The couple, who have owned the property since July 2020, filed an appeal on Oct. 6 last year in hopes of installing an in-ground swimming pool and spa with deck.

Their Langley Forest lot was created in 1947 and the property’s house was built in 1998, five years before officials designated a Resource Protection Area (RPA) that now encumbers about three-quarters of the lot. Almost 7,000 square feet of impervious surface now is in the RPA and 1,135 square feet of that is located in the seaward 50-foot buffer zone.


Had the Chesapeake Bay Preservation Ordinance applied to the site when the house was built, a maximum of 5,000 square feet of impervious surface would have been allowed in the RPA and none within the seaward 50 feet unless the ERC granted an exception, county officials said.

The owners’ proposed swimming pool would have added a further 998 square feet of impervious surface within the seaward 50 feet.

ERC officials determined granting an exception in this case would confer upon the applicants a special privilege, which would violate stipulations of the Chesapeake Bay Ordinance and might “establish a precedent for approving future similar applications.” It would have been the first such approval within the seaward 50 feet, said Camylyn Lewis of the county’s Department of Land Development Services.

The exception request also was based on conditions self-created or self-imposed by the applicants, who “had no reasonable expectation that a pool would be approved,” ERC members said.
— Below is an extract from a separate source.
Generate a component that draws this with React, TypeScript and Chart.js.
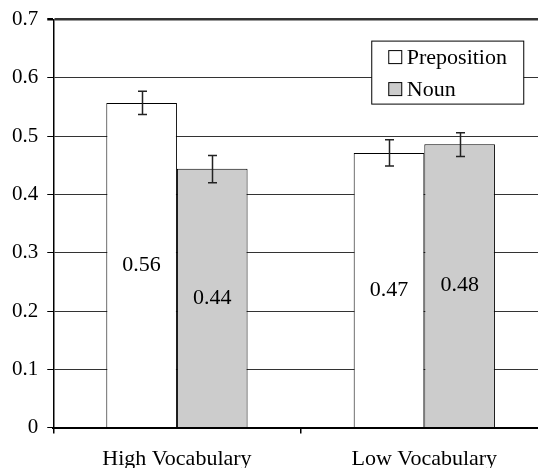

The pool would have been located about 10 feet from an unnamed tributary of Dead Run, officials said.

According to county archives, swimming pools previously had been located in that place since 1960, said the applicants’ attorney, Grayson Hanes. Eight neighboring swimming pools are within walking distance and four of those are in the RPA, he added. The only distinction about the applicants’ proposed pool was that it was to be placed within the seaward 50 feet, he said.

“Both the county staff and my clients’ engineers agreed that this was the only place on this property where this pool could be located,” Hanes said. “This satisfied the requirements of the code and the [Chesapeake Bay Act].”

Regarding the need to dispose of the pool’s water, the applicants were willing to connect the pool with an existing sanitary-sewer line or have the water trucked off site, he said.

“There’s no scientific evidence that this should not be approved,” Hanes said.

The applicants wished to eliminate a condition requiring them to remove bridges that provide access to about one-third of the property. The removals would need to occur so as not to exceed the 1,000-square-foot limit on impervious area within the seaward 50 feet, county staff said.

Supervisor John Foust (D-Dranesville) said protecting water quality was the main issue in the case. Although he thought reversing ERC’s decision would not have conferred a special privilege on the applicants, Foust agreed the applicants’ appeal was based on a self-created condition.

“They knew, or should have known, that adding any additional impervious area to the lot would be problematic,” said Foust, adding that “this lot is not suitable for the additional impervious area that would result from the proposed swimming pool.”

The applicants may not return with the same application within one year under the Chesapeake Bay Preservation Ordinance, county staff said.
But Supervisor Penelope Gross (D-Mason) said the applicants still had options.

“The denial of the appeal would not slam the door completely on any future proposal,” she said. “They would still have the opportunity to bring forward something that is different – a little different, maybe a lot different.”